The other key aspect of transition that we have control over is how much energy we expect to use. Usually discussions of transition focus on maintaining energy supply sufficient for a growing economy much like we see today – just with “clean” energy. But this is changing.

Growing numbers of analysts, business leaders and other prominent figures are calling for broader cultural change, as it becomes clearer that technological change alone is not enough to avoid climate catastrophe and myriad other consequences of energy-intensive consumer societies.

This is about more than efficiency. It is about a shift in our collective priorities and how we define progress, wellbeing and quality of living. Reducing energy demand within these redefined aspirations will markedly improve our prospects for successful transition.

This article was co-authored by Josh Floyd, advisor on energy, systems and societal futures at independent research and education organisation the Understandascope, and founding partner of the Centre for Australian Foresight.

The Conversation

Anthony James, Lecturer with the National Centre for Sustainability , Swinburne University of Technology

This article was originally published on The Conversation. Read the original article.

Featured image: CC flickr glasseyes view


9 Responses to “Phasing out fossil fuels for renewables may not be a straight forward swap”

  • This is a nonsense article – to have an intelligent discussion in this space we need to break down “Fossil Fuels” into Coal, Oil and Gas….. of course to get rid of the entire gambit 100% appears insurmountable. Coal electricity generation needs to be the first to go (we can do this quite simply worldwide coal generation moratorium, more distributed renewables, and gas peakers as required but otherwise parked up)! The replacement of Crude for transportation will really be a challenge – but we can start by not squandering so much of it and moving as much as possible to electric. The first discussion should be around getting rid of Coal 100% – in reality some small use of Oil will always be required… We should be aiming for a realistic goal like 100% Coal Free and near future Gas and Oil minimalisation in 50 years. Thanks.

  • Why should we not question the need for so much energy?
    The real transition will be to reappraise our definitions of wellbeing to match human aspirations instead of one-dimensional numerical scores.
    An economics that measures only raw quantity fails to distinguish between the value of commerce and crime, building-up and breaking-down.
    Authentic evaluation of human wellbeing rests in what we are able to do, both individually and collectively, far more than in what we own or control. It lies more in challenge, collaboration and achievement than in the size of the television we can vegetate in front of or the size of our house.
    Waste is not wealth. How do we measure human wellbeing, instead of human consumption?

  • Agree with your sentiment John – so much wastefulness has been integrated into our society, in my view a result of the apparently”free energy” we have been enjoying since Crude Oil was discovered…. If you had to replace a barrel of oil with human labor like for like, it would take about 7 years of manual work. Before oil there was slaves. There is plenty of scope to be so much smarter about how we go about things. Moving from a progressive income based Tax System to a progressive consumption based one might help.

  • That seven-year figure is one heck of a useful approximation, Justin.

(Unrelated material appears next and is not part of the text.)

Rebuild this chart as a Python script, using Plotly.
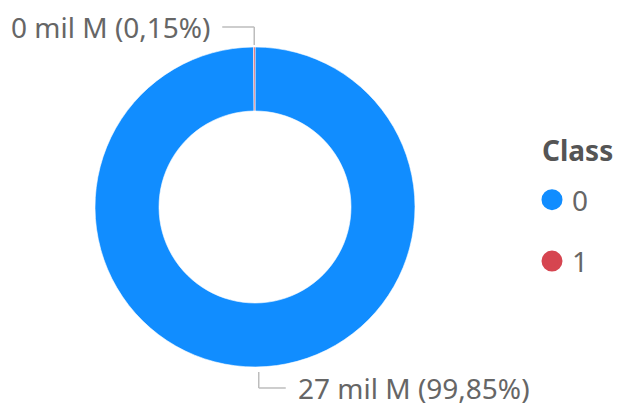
import math
import plotly.graph_objects as go

# ---- data ----
classes = ["0", "1"]
values = [27.0, 0.0406]          # "mil M" (thousand millions)
colors = ["#118DFF", "#D64550"]
legend_title = "Class"

W, H = 620, 407
FONT = "Segoe UI, Noto Sans, Open Sans, sans-serif"
TXT = "#666666"
FS = 28

# pie domain (paper fractions)
dom_x = [95 / W, 415 / W]
dom_y = [(H - 367) / H, (H - 47) / H]
hole = 0.6

fig = go.Figure()
fig.add_trace(go.Pie(
    labels=classes, values=values, hole=hole, sort=False,
    direction="clockwise", rotation=0,
    marker=dict(colors=colors, line=dict(width=0.6, color="white")),
    textinfo="none", hoverinfo="label+value+percent",
    showlegend=False, domain=dict(x=dom_x, y=dom_y),
))

# legend entries as circles
for c, col in zip(classes, colors):
    fig.add_trace(go.Scatter(
        x=[None], y=[None], mode="markers", name=c, legendgroup=c,
        marker=dict(symbol="circle", size=16, color=col,
                    line=dict(width=6, color=col)),
    ))

# ---- outside labels with elbow leader lines (computed from data) ----
cx = (dom_x[0] + dom_x[1]) / 2 * W
cy = H - (dom_y[0] + dom_y[1]) / 2 * H
R = (dom_x[1] - dom_x[0]) * W / 2
total = sum(values)
shapes, annots = [], []
cum = 0.0
for c, v in zip(classes, values):
    mid = (cum + v / 2) / total * 2 * math.pi  # clockwise from 12 o'clock
    cum += v
    ax = cx + R * math.sin(mid)
    ay = cy - R * math.cos(mid)
    up = math.cos(mid) > 0
    right = math.sin(mid) >= -1e-6
    if not up:
        ax += 3
    ey = ay - 20 if up else ay + 21
    ex = ax
    hx = ex + (27 if right else -32)
    pct = v / total * 100
    text = f"{v:.0f} mil M ({pct:.2f}%)".replace(".", ",")
    start_y = ay + (-2 if up else 5)
    for (x0, y0, x1, y1) in [(ax, start_y, ex, ey), (ex, ey, hx, ey)]:
        shapes.append(dict(type="line", xref="paper", yref="paper",
                           x0=x0 / W, y0=1 - y0 / H, x1=x1 / W, y1=1 - y1 / H,
                           line=dict(color="#BDBDBD", width=1.5)))
    annots.append(dict(
        x=(hx + (10 if right else -9)) / W, y=1 - ey / H, xref="paper", yref="paper",
        text=text, showarrow=False,
        xanchor="left" if right else "right", yanchor="middle",
        font=dict(family=FONT, size=FS, color=TXT),
    ))

# legend title as its own text
annots.append(dict(
    x=540 / W, y=1 - 150 / H, xref="paper", yref="paper",
    text="<b>" + legend_title + "</b>", showarrow=False,
    xanchor="left", yanchor="middle",
    font=dict(family=FONT, size=FS, color="#555555"),
))

fig.update_layout(
    width=W, height=H,
    margin=dict(l=0, r=0, t=0, b=0),
    paper_bgcolor="white", plot_bgcolor="white",
    xaxis=dict(visible=False), yaxis=dict(visible=False),
    shapes=shapes, annotations=annots,
    showlegend=True,
    legend=dict(
        x=532 / W, y=1 - 175 / H, xanchor="left", yanchor="top",
        font=dict(family=FONT, size=FS, color=TXT),
        tracegroupgap=22,
        bgcolor="rgba(0,0,0,0)",
    ),
)

fig.write_html("out.html")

    In an area such as mobility it is often not primarily the use, but rather the overuse, misuse and abuse that contribute disproportionately to the ecological or energetic cost.

    An area (in transport again) that can be helpful to look at is ensuring that taxation and other structures allow people to choose their mode of transport for the specific trip, rather than feeling locked into using the car for all travel because of taxation provisions or fixed costs.

    Both principles apply beyond transport but I’ll leave others to build up the picture with their specialties.

  • What if the government made 200,000 bicycles, all the same – stock standard…. and anyone can just help them self to the nearest parked one… You look on your phone to see where the closest one has been parked by previous user – you reserve it for 2 mins max so that when you get to the parked location someone else hasn’t flogged off with it… If you crash it or damage it and you don’t report it with your phone, the next person will… If you are not moving for more than 5 to 10 mins, then you have to park it up….

  • Luud Schimmelpennik started working on that idea in the 1970s with the White Bike scheme in Amsterdam. Problem was then that they were all stolen quite quickly. However the same idea worked well in the enclosed park, the Hoog Veluwe. Modern electronics and geospatial systems should make it a cinch to minimise theft.

    It’s worth mentioning that the traditional Dutch bike, although privately owned, is very much more an element of a rational transport system than is the case for most bikes in other places. Even across the different brands, spare parts were almost always a direct fit, even for items such as mudguard stays. Mountings for racks, lights and dynamos are standard so parts are easily replaceable and interchangeable. Every bike used the same tyre valve so you could borrow a floor pump almost anywhere in the country: workplace, school, cafe, or elsewhere, and you knew it would fit your tyre.

    It made recycling and repairing bikes easy and economical.

    The inventory required to maintain them was less than 10% of what we required in Australia to maintain older bikes. It was not possible for us to make recycling bikes work on its own without incorporating the work into a learning experience for the rider.

  • I am going to look into that guy, Luud Schimmelpennik – thanks… The idea that “our vehicle is some sort of extension of our personality” / some kind of social status display, is a big part of the irrational transport system you point out… The Dutch bikes are very generic, a much more rational way to get around – no ego stroking or showing off involved based on what one is riding. As an aside, I would note that Holland is 100% flat so this opens up the possibility of cycling to all and sundry as even the slightest incline is crippling to a chunker. Perhaps with a modern version of the “bikes free to grab” concept, they could be fitted with a small electric battery pack as well as GPS anti theft devices… You would probably need a small crew of collectors to go around moving them back to designated pick up points once in a while – something like a trolly boy at the supermarket.

    • Yes, Holland is largely flat.

      I would like to work out a way to relate cycling rates to topography. For the same levels of facilitation of cycling the actual rate of usage will be lower in proportion to how hilly the place is.

      On this basis it may be that some cities in Switzerland are doing better than Amsterdam, and have sustained high levels for longer. Not quite the same rates of usage but further above the norm for their level of topography.

      It’s not straightforward to put a single measure on topography, however.

    • It’s worth mentioning that Schimmelpennick (around 1996) was looking at the scope for differential pricing according to whether you were travelling in the peak or counter-peak direction, to reduce the need for trucking bikes. I haven’t kept in touch with how that developed, however.